Senate HHS budget a high-wire act, no netsby John Kennedy | March 21st, 2011
A stark state spending plan, flush with red ink, began taking shape Monday in the state Senate, with school dollars sliced 6.5 percent and a health care proposal on track to save $1 billion in Medicaid spending, much of it from program cuts.
Health and Human Services budget chairman Joe Negron, R-Stuart, praised the Senate’s $28 billion for maintaining spending on some key program, including funding for homeless, AIDS drug assistance, and the state’s KidCare and Healthy Start insurance programs.
But he acknowledged the Senate — like the House — is ready to recast Medicaid, putting almost 3 million Floridians into managed care programs to trim costs, while also cutting services.
“We’ve heard that the current system is irretrievably broken, so we’re starting a new system,” Negron said.

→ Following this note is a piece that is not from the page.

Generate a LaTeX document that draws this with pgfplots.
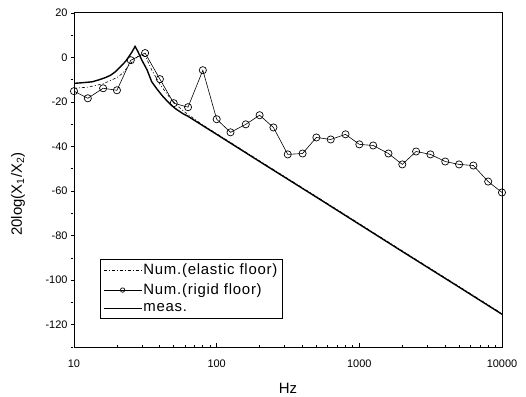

A Medicaid pilot program operating in five counties since 2006, including Broward, has been derided as a failure by many critics. But Negron said the new program will look nothing like the pilot program and will not drive frustrated patients to use hospital emergency rooms — one of the costliest venues for care.

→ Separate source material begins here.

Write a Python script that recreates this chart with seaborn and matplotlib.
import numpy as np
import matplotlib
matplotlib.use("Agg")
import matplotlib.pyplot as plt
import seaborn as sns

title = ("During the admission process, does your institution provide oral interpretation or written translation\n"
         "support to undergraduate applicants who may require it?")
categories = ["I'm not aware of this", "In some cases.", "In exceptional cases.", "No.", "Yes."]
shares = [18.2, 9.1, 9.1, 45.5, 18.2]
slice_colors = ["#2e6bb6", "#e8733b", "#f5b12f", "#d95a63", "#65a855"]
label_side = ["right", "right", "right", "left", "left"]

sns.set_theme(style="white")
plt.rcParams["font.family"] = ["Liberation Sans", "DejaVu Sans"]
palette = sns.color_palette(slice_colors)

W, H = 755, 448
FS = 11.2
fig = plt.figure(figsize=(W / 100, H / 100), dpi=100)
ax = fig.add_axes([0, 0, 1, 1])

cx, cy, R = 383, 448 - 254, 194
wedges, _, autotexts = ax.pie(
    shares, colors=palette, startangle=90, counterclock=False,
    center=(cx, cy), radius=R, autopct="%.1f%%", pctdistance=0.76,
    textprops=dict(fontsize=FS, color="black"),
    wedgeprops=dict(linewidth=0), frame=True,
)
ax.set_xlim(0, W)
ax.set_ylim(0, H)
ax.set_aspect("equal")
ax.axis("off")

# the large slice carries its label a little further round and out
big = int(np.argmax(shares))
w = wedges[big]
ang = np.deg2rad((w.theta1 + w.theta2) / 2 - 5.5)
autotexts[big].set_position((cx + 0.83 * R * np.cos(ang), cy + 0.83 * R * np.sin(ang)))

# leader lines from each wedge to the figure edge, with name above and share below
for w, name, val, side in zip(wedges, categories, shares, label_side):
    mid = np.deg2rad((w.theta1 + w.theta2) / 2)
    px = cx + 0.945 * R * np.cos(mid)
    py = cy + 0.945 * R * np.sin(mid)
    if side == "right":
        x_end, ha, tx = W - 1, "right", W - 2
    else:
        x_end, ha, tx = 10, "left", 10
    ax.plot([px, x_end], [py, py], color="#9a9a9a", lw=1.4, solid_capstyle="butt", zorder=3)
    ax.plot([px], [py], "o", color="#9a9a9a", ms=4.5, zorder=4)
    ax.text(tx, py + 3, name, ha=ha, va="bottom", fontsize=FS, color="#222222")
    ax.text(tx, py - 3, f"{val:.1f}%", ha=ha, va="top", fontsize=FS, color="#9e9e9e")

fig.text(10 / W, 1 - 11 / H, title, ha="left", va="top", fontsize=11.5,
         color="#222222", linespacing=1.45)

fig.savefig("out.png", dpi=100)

But the Senate is banking heavily on its high-wire reform effort. In the budget unveiled Monday, hospitals would lose 10 percent of state funding for treating both in- and outpatient Medicaid recipients — cutting $450 million from the budget.
The Medically Needy program, an optional program long paid by the state and federal governments, would be sharply scaled back to save $230 million under the Senate budget — eliminating financial help given transplant patients and other hard-to-insure Floridians.
School funding, meanwhile, would drop 6.5 percent under the Senate plan. In the good-cop, bad-cop approach of budgeters, that’s still the mildest slice: The House has recommended a 7.7 percent per-pupil reduction, while Gov. Rick Scott called for a 10 percent drop.